While blk_mq_hctx_notify_dead() is used to splice all ctx->rq_lists[type]
to hctx->dispatch, it never checks whether the ctx is already mapped to the
hctx.
For example, on a VM (with nvme) of 4 cpu, to offline cpu 2 out of the
4 cpu (0-3), blk_mq_hctx_notify_dead() is called once for each io queue
hctx:
1st: blk_mq_ctx->cpu = 2 for blk_mq_hw_ctx->queue_num = 3
2nd: blk_mq_ctx->cpu = 2 for blk_mq_hw_ctx->queue_num = 2
3rd: blk_mq_ctx->cpu = 2 for blk_mq_hw_ctx->queue_num = 1
4th: blk_mq_ctx->cpu = 2 for blk_mq_hw_ctx->queue_num = 0
Although blk_mq_ctx->cpu = 2 is only mapped to blk_mq_hw_ctx->queue_num = 2
in this case, its ctx->rq_lists[type] will however be moved to
blk_mq_hw_ctx->queue_num = 3 during the 1st call of
blk_mq_hctx_notify_dead().
This patch would return and go ahead to next call of
blk_mq_hctx_notify_dead() if ctx is not mapped to hctx.
Signed-off-by: Dongli Zhang <[email protected]>
Reviewed-by: Ming Lei <[email protected]>
---
block/blk-mq.c | 4 ++++
1 file changed, 4 insertions(+)
diff --git a/block/blk-mq.c b/block/blk-mq.c
index a935483..9612746 100644
--- a/block/blk-mq.c
+++ b/block/blk-mq.c
@@ -2219,6 +2219,10 @@ static int blk_mq_hctx_notify_dead(unsigned int cpu, struct hlist_node *node)
enum hctx_type type;
hctx = hlist_entry_safe(node, struct blk_mq_hw_ctx, cpuhp_dead);
+
+ if (!cpumask_test_cpu(cpu, hctx->cpumask))
+ return 0;
+
ctx = __blk_mq_get_ctx(hctx->queue, cpu);
type = hctx->type;
--
2.7.4
Hi Jens,
On 04/08/2019 07:12 PM, Dongli Zhang wrote:
> When a cpu is offline, blk_mq_hctx_notify_dead() is called once for each
> hctx for the offline cpu.
>
> While blk_mq_hctx_notify_dead() is used to splice all ctx->rq_lists[type]

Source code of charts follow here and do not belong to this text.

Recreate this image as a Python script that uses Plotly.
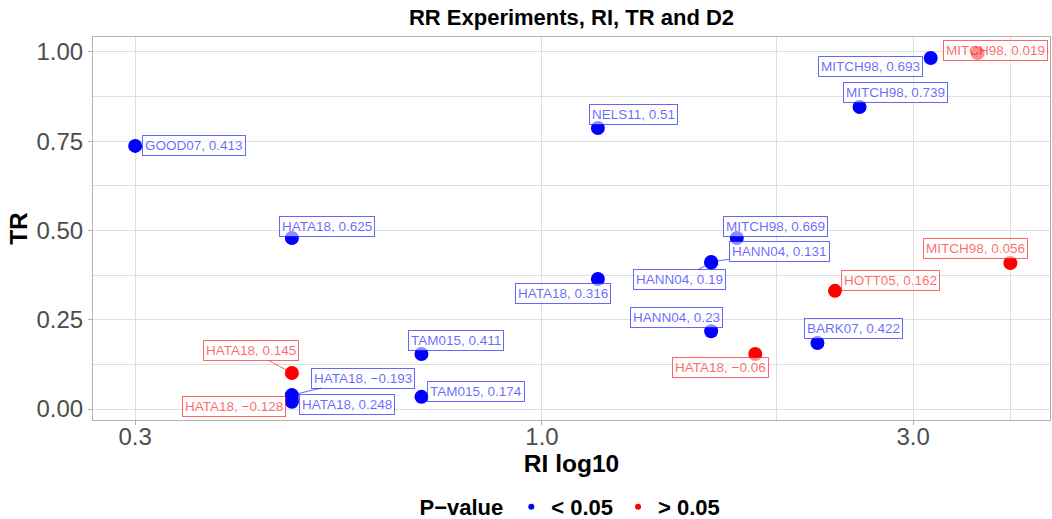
import numpy as np
import plotly.graph_objects as go

# Study records: relative intensity (RI), TR, D2 and significance group
study = ["GOOD07", "HATA18", "NELS11", "MITCH98", "MITCH98", "MITCH98",
         "HANN04", "HANN04", "HATA18", "HANN04", "BARK07", "TAM015",
         "TAM015", "HATA18", "HATA18",
         "MITCH98", "MITCH98", "HOTT05", "HATA18", "HATA18", "HATA18"]
d2 = ["0.413", "0.625", "0.51", "0.693", "0.739", "0.669",
      "0.131", "0.19", "0.316", "0.23", "0.422", "0.411",
      "0.174", "\u22120.193", "0.248",
      "0.019", "0.056", "0.162", "\u22120.06", "0.145", "\u22120.128"]
ri = [0.300, 0.477, 1.18, 3.16, 2.56, 1.78,
      1.65, 1.65, 1.18, 1.65, 2.26, 0.70,
      0.70, 0.477, 0.477,
      3.63, 4.00, 2.38, 1.88, 0.477, 0.477]
tr = [0.737, 0.479, 0.787, 0.983, 0.846, 0.479,
      0.412, 0.410, 0.364, 0.218, 0.185, 0.154,
      0.034, 0.039, 0.020,
      0.997, 0.409, 0.331, 0.154, 0.101, 0.028]
pgroup = ["< 0.05"] * 15 + ["> 0.05"] * 6

group_order = ["< 0.05", "> 0.05"]
group_colors = {"< 0.05": "#0000ff", "> 0.05": "#ff0000"}
label_colors = {"< 0.05": "rgba(0,0,255,0.6)", "> 0.05": "rgba(255,0,0,0.6)"}

# label placement (pixel offset from the point; arrow = draw a connector)
label_dx = [59, 35, 36, -60, 36, 39, 68, -32, -35, -35, 36, 35, 55, 71, 55,
            18, -35, 56, -35, -41, -58]
label_dy = [0, -12, -14, 8, -14, -12, -10, 17, 14, -14, -14, -14, -5, -17, 3,
            -3, -14, -10, 13, -22, 7]
label_arrow = [False, False, False, False, False, False, True, True, False,
               False, False, False, False, True, False,
               False, False, False, False, True, False]

fig = go.Figure()

# red group first so overlapping blue points sit on top
for g in ["> 0.05", "< 0.05"]:
    idx = [i for i, p in enumerate(pgroup) if p == g]
    fig.add_trace(go.Scatter(
        x=[ri[i] for i in idx], y=[tr[i] for i in idx],
        mode="markers", showlegend=False, hoverinfo="skip",
        marker=dict(size=14, color=group_colors[g], line=dict(width=0)),
    ))

# small legend keys
for g in group_order:
    fig.add_trace(go.Scatter(
        x=[None], y=[None], mode="markers", name=g,
        marker=dict(size=6, color=group_colors[g]),
    ))

for i in range(len(study)):
    col = label_colors[pgroup[i]]
    ann = dict(
        x=np.log10(ri[i]), y=tr[i], xref="x", yref="y",
        text=f"{study[i]}, {d2[i]}",
        font=dict(family="Liberation Sans", size=13.5, color=col),
        bgcolor="rgba(255,255,255,0.55)", bordercolor=col,
        borderwidth=1, borderpad=2,
    )
    if label_arrow[i]:
        ann.update(showarrow=True, ax=label_dx[i], ay=label_dy[i],
                   arrowhead=0, arrowwidth=1, arrowcolor=col, standoff=0)
    else:
        ann.update(showarrow=False, xshift=label_dx[i], yshift=-label_dy[i])
    fig.add_annotation(**ann)

grid_major = "#dedede"
frame = "#b3b3b3"

fig.update_layout(
    width=1052, height=519,
    margin=dict(l=93, r=2, t=37, b=99),
    paper_bgcolor="white", plot_bgcolor="white",
    font=dict(family="Liberation Sans", color="black"),
    title=dict(text="RR Experiments, RI, TR and D2", x=0.5, xref="paper",
               y=1 - 17 / 519, yref="container", yanchor="middle",
               font=dict(size=22, weight="bold", color="black")),
    legend=dict(orientation="h", x=0.5, xanchor="center", xref="paper",
                y=1 - 507 / 519, yref="container", yanchor="middle",
                title=dict(text="P\u2212value", side="left",
                           font=dict(size=22, weight="bold")),
                font=dict(size=22, weight="bold", color="black"),
                itemwidth=30),
)

fig.update_xaxes(
    type="log", range=[-0.5771, 0.653],
    tickvals=[0.3, 1, 3], ticktext=["0.3", "1.0", "3.0"],
    tickfont=dict(size=24, color="#4d4d4d"),
    ticks="outside", ticklen=4, tickcolor=frame, tickwidth=1,
    ticklabelstandoff=-9,
    showgrid=True, gridcolor=grid_major, gridwidth=1,
    minor=dict(tickvals=[2, 4], showgrid=True, gridcolor=grid_major,
               gridwidth=0.6, ticks=""),
    showline=True, linecolor=frame, linewidth=1, mirror=True,
    zeroline=False,
    title=dict(text="RI log10", font=dict(size=24.5, weight="bold"),
               standoff=4),
)
fig.update_yaxes(
    range=[-0.0308, 1.042],
    tickvals=[0, 0.25, 0.5, 0.75, 1.0],
    ticktext=["0.00", "0.25", "0.50", "0.75", "1.00"],
    tickfont=dict(size=24, color="#4d4d4d"),
    ticks="outside", ticklen=4, tickcolor=frame, tickwidth=1,
    showgrid=True, gridcolor=grid_major, gridwidth=1,
    minor=dict(tickvals=[0.125, 0.375, 0.625, 0.875], showgrid=True,
               gridcolor=grid_major, gridwidth=0.6, ticks=""),
    showline=True, linecolor=frame, linewidth=1, mirror=True,
    zeroline=False,
    title=dict(text="TR", font=dict(size=24.5, weight="bold"), standoff=1),
)

fig.write_html("out.html")
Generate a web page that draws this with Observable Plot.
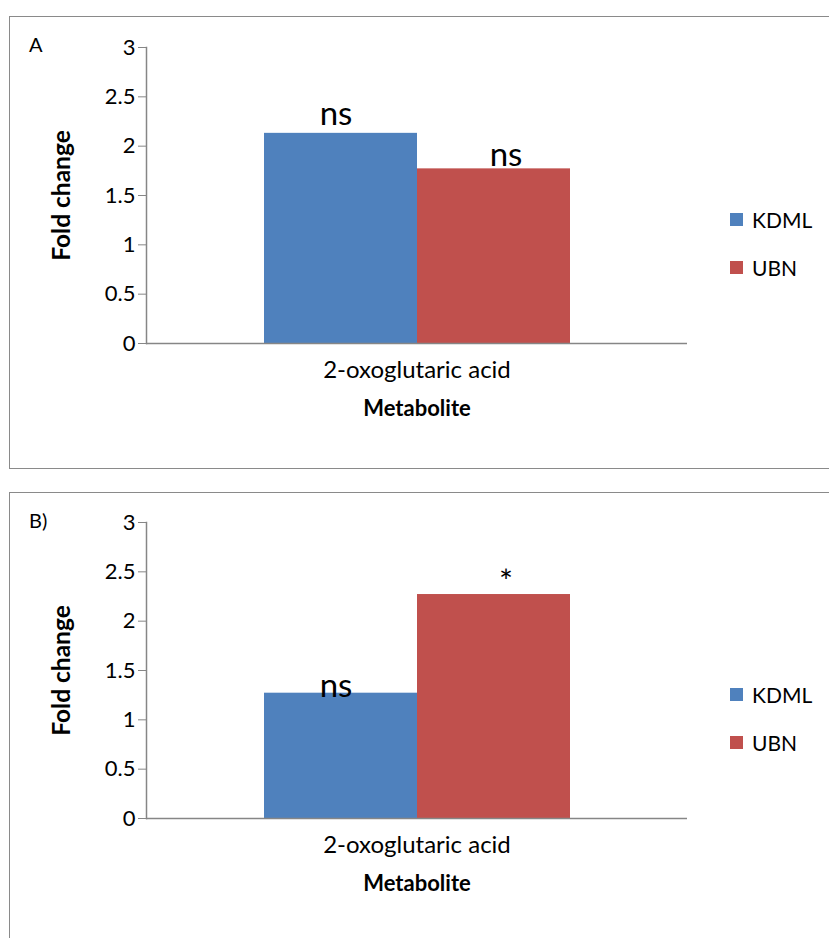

> to hctx->dispatch, it never checks whether the ctx is already mapped to the
> hctx.
>
> For example, on a VM (with nvme) of 4 cpu, to offline cpu 2 out of the
> 4 cpu (0-3), blk_mq_hctx_notify_dead() is called once for each io queue
> hctx:
>
> 1st: blk_mq_ctx->cpu = 2 for blk_mq_hw_ctx->queue_num = 3
> 2nd: blk_mq_ctx->cpu = 2 for blk_mq_hw_ctx->queue_num = 2
> 3rd: blk_mq_ctx->cpu = 2 for blk_mq_hw_ctx->queue_num = 1
> 4th: blk_mq_ctx->cpu = 2 for blk_mq_hw_ctx->queue_num = 0
>
> Although blk_mq_ctx->cpu = 2 is only mapped to blk_mq_hw_ctx->queue_num = 2
> in this case, its ctx->rq_lists[type] will however be moved to
> blk_mq_hw_ctx->queue_num = 3 during the 1st call of
> blk_mq_hctx_notify_dead().
>
> This patch would return and go ahead to next call of
> blk_mq_hctx_notify_dead() if ctx is not mapped to hctx.
>
> Signed-off-by: Dongli Zhang <[email protected]>
> Reviewed-by: Ming Lei <[email protected]>
Would you consider this one?
In addition to Ming's Reviewed-by, there is another Reviewed-by from Keith as in
below link.
https://lore.kernel.org/linux-block/[email protected]/
Thank you very much!
Dongli Zhang
> ---
> block/blk-mq.c | 4 ++++
> 1 file changed, 4 insertions(+)
>
> diff --git a/block/blk-mq.c b/block/blk-mq.c
> index a935483..9612746 100644
> --- a/block/blk-mq.c
> +++ b/block/blk-mq.c
> @@ -2219,6 +2219,10 @@ static int blk_mq_hctx_notify_dead(unsigned int cpu, struct hlist_node *node)
> enum hctx_type type;
>
> hctx = hlist_entry_safe(node, struct blk_mq_hw_ctx, cpuhp_dead);
> +
> + if (!cpumask_test_cpu(cpu, hctx->cpumask))
> + return 0;
> +
> ctx = __blk_mq_get_ctx(hctx->queue, cpu);
> type = hctx->type;
>
>